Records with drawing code
---------------

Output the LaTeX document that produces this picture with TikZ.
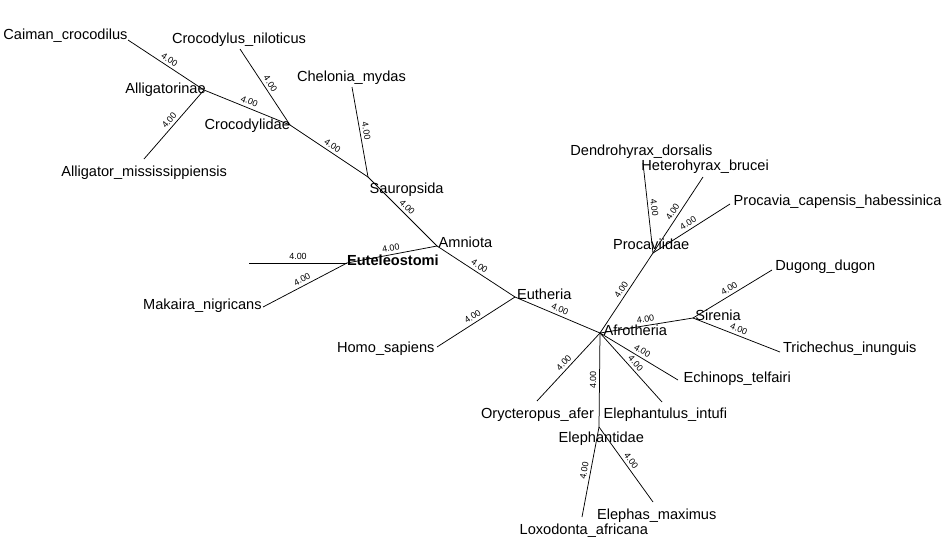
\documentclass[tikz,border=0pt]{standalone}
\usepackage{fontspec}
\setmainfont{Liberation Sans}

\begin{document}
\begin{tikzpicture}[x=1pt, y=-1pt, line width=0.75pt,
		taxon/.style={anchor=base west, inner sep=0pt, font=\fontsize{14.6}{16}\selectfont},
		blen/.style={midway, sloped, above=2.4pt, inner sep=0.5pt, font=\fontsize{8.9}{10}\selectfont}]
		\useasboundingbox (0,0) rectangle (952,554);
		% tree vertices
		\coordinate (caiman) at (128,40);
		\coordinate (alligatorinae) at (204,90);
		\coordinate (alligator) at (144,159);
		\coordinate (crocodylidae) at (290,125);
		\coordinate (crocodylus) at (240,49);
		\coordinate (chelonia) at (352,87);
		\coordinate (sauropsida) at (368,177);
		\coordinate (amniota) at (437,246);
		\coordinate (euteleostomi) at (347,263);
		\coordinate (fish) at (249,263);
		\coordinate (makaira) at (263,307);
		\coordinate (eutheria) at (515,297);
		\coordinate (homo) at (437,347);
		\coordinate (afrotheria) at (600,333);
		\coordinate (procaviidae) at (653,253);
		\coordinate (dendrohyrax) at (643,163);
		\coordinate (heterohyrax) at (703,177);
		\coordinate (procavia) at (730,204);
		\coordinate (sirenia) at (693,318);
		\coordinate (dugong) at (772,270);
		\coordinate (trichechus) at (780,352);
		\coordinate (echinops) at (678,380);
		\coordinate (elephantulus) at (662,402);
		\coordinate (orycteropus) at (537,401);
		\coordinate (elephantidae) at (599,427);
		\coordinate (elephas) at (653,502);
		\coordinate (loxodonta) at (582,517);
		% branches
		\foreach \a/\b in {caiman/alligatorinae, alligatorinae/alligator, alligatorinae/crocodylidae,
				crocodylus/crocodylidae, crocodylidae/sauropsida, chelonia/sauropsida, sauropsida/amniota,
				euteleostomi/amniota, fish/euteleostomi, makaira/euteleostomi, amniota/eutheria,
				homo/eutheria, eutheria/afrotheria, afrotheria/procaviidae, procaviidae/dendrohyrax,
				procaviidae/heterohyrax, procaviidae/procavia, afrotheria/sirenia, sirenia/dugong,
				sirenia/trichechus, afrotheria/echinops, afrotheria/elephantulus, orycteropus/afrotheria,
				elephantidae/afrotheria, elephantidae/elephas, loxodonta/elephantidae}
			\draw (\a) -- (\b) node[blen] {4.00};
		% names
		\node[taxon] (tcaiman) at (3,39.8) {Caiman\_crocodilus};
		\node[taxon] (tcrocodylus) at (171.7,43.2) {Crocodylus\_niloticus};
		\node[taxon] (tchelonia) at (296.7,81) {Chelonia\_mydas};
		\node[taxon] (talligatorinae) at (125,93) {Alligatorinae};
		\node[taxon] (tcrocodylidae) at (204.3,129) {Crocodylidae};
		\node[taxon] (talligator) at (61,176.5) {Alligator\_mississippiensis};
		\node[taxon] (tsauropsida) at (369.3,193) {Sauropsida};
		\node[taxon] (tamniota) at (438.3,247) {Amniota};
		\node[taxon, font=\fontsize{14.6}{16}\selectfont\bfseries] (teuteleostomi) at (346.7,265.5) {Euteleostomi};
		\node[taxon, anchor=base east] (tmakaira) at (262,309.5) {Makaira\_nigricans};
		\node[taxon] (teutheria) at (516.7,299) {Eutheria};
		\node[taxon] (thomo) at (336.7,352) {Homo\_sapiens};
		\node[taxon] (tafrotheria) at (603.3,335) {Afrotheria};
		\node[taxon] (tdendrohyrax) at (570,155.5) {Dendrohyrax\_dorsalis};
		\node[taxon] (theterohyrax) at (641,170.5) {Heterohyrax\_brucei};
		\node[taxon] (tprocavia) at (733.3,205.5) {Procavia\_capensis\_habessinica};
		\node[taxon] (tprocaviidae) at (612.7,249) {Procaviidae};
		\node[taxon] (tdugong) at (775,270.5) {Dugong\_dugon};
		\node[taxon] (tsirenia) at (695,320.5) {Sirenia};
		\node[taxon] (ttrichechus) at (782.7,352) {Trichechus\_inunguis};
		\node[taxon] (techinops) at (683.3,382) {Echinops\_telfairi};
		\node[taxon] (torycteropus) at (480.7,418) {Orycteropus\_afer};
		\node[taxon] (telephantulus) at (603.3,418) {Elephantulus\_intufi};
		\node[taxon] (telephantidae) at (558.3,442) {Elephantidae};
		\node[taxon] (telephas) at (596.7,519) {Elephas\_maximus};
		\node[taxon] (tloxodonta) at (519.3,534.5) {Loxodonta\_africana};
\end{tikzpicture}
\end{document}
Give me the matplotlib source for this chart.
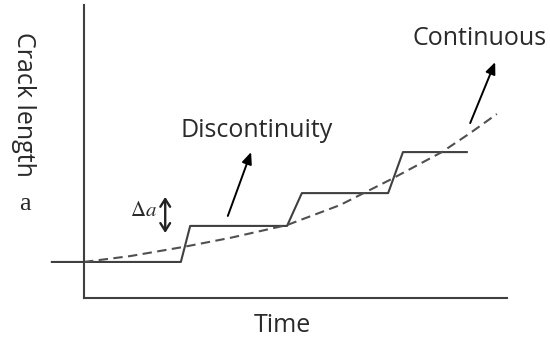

---------------

▶ _SHORT PROBLEM_:
Leave the pictures out, and print every line of the listing exactly as written.

▶ _RESPONSE BELOW_:
Output the LaTeX document that produces this picture with TikZ.
\documentclass[tikz,border=0pt]{standalone}
\usepackage{fontspec}
\setmainfont{Liberation Sans}

\begin{document}
\begin{tikzpicture}[x=1pt, y=-1pt, line width=0.75pt,
		taxon/.style={anchor=base west, inner sep=0pt, font=\fontsize{14.6}{16}\selectfont},
		blen/.style={midway, sloped, above=2.4pt, inner sep=0.5pt, font=\fontsize{8.9}{10}\selectfont}]
		\useasboundingbox (0,0) rectangle (952,554);
		% tree vertices
		\coordinate (caiman) at (128,40);
		\coordinate (alligatorinae) at (204,90);
		\coordinate (alligator) at (144,159);
		\coordinate (crocodylidae) at (290,125);
		\coordinate (crocodylus) at (240,49);
		\coordinate (chelonia) at (352,87);
		\coordinate (sauropsida) at (368,177);
		\coordinate (amniota) at (437,246);
		\coordinate (euteleostomi) at (347,263);
		\coordinate (fish) at (249,263);
		\coordinate (makaira) at (263,307);
		\coordinate (eutheria) at (515,297);
		\coordinate (homo) at (437,347);
		\coordinate (afrotheria) at (600,333);
		\coordinate (procaviidae) at (653,253);
		\coordinate (dendrohyrax) at (643,163);
		\coordinate (heterohyrax) at (703,177);
		\coordinate (procavia) at (730,204);
		\coordinate (sirenia) at (693,318);
		\coordinate (dugong) at (772,270);
		\coordinate (trichechus) at (780,352);
		\coordinate (echinops) at (678,380);
		\coordinate (elephantulus) at (662,402);
		\coordinate (orycteropus) at (537,401);
		\coordinate (elephantidae) at (599,427);
		\coordinate (elephas) at (653,502);
		\coordinate (loxodonta) at (582,517);
		% branches
		\foreach \a/\b in {caiman/alligatorinae, alligatorinae/alligator, alligatorinae/crocodylidae,
				crocodylus/crocodylidae, crocodylidae/sauropsida, chelonia/sauropsida, sauropsida/amniota,
				euteleostomi/amniota, fish/euteleostomi, makaira/euteleostomi, amniota/eutheria,
				homo/eutheria, eutheria/afrotheria, afrotheria/procaviidae, procaviidae/dendrohyrax,
				procaviidae/heterohyrax, procaviidae/procavia, afrotheria/sirenia, sirenia/dugong,
				sirenia/trichechus, afrotheria/echinops, afrotheria/elephantulus, orycteropus/afrotheria,
				elephantidae/afrotheria, elephantidae/elephas, loxodonta/elephantidae}
			\draw (\a) -- (\b) node[blen] {4.00};
		% names
		\node[taxon] (tcaiman) at (3,39.8) {Caiman\_crocodilus};
		\node[taxon] (tcrocodylus) at (171.7,43.2) {Crocodylus\_niloticus};
		\node[taxon] (tchelonia) at (296.7,81) {Chelonia\_mydas};
		\node[taxon] (talligatorinae) at (125,93) {Alligatorinae};
		\node[taxon] (tcrocodylidae) at (204.3,129) {Crocodylidae};
		\node[taxon] (talligator) at (61,176.5) {Alligator\_mississippiensis};
		\node[taxon] (tsauropsida) at (369.3,193) {Sauropsida};
		\node[taxon] (tamniota) at (438.3,247) {Amniota};
		\node[taxon, font=\fontsize{14.6}{16}\selectfont\bfseries] (teuteleostomi) at (346.7,265.5) {Euteleostomi};
		\node[taxon, anchor=base east] (tmakaira) at (262,309.5) {Makaira\_nigricans};
		\node[taxon] (teutheria) at (516.7,299) {Eutheria};
		\node[taxon] (thomo) at (336.7,352) {Homo\_sapiens};
		\node[taxon] (tafrotheria) at (603.3,335) {Afrotheria};
		\node[taxon] (tdendrohyrax) at (570,155.5) {Dendrohyrax\_dorsalis};
		\node[taxon] (theterohyrax) at (641,170.5) {Heterohyrax\_brucei};
		\node[taxon] (tprocavia) at (733.3,205.5) {Procavia\_capensis\_habessinica};
		\node[taxon] (tprocaviidae) at (612.7,249) {Procaviidae};
		\node[taxon] (tdugong) at (775,270.5) {Dugong\_dugon};
		\node[taxon] (tsirenia) at (695,320.5) {Sirenia};
		\node[taxon] (ttrichechus) at (782.7,352) {Trichechus\_inunguis};
		\node[taxon] (techinops) at (683.3,382) {Echinops\_telfairi};
		\node[taxon] (torycteropus) at (480.7,418) {Orycteropus\_afer};
		\node[taxon] (telephantulus) at (603.3,418) {Elephantulus\_intufi};
		\node[taxon] (telephantidae) at (558.3,442) {Elephantidae};
		\node[taxon] (telephas) at (596.7,519) {Elephas\_maximus};
		\node[taxon] (tloxodonta) at (519.3,534.5) {Loxodonta\_africana};
\end{tikzpicture}
\end{document}
Give me the matplotlib source for this chart.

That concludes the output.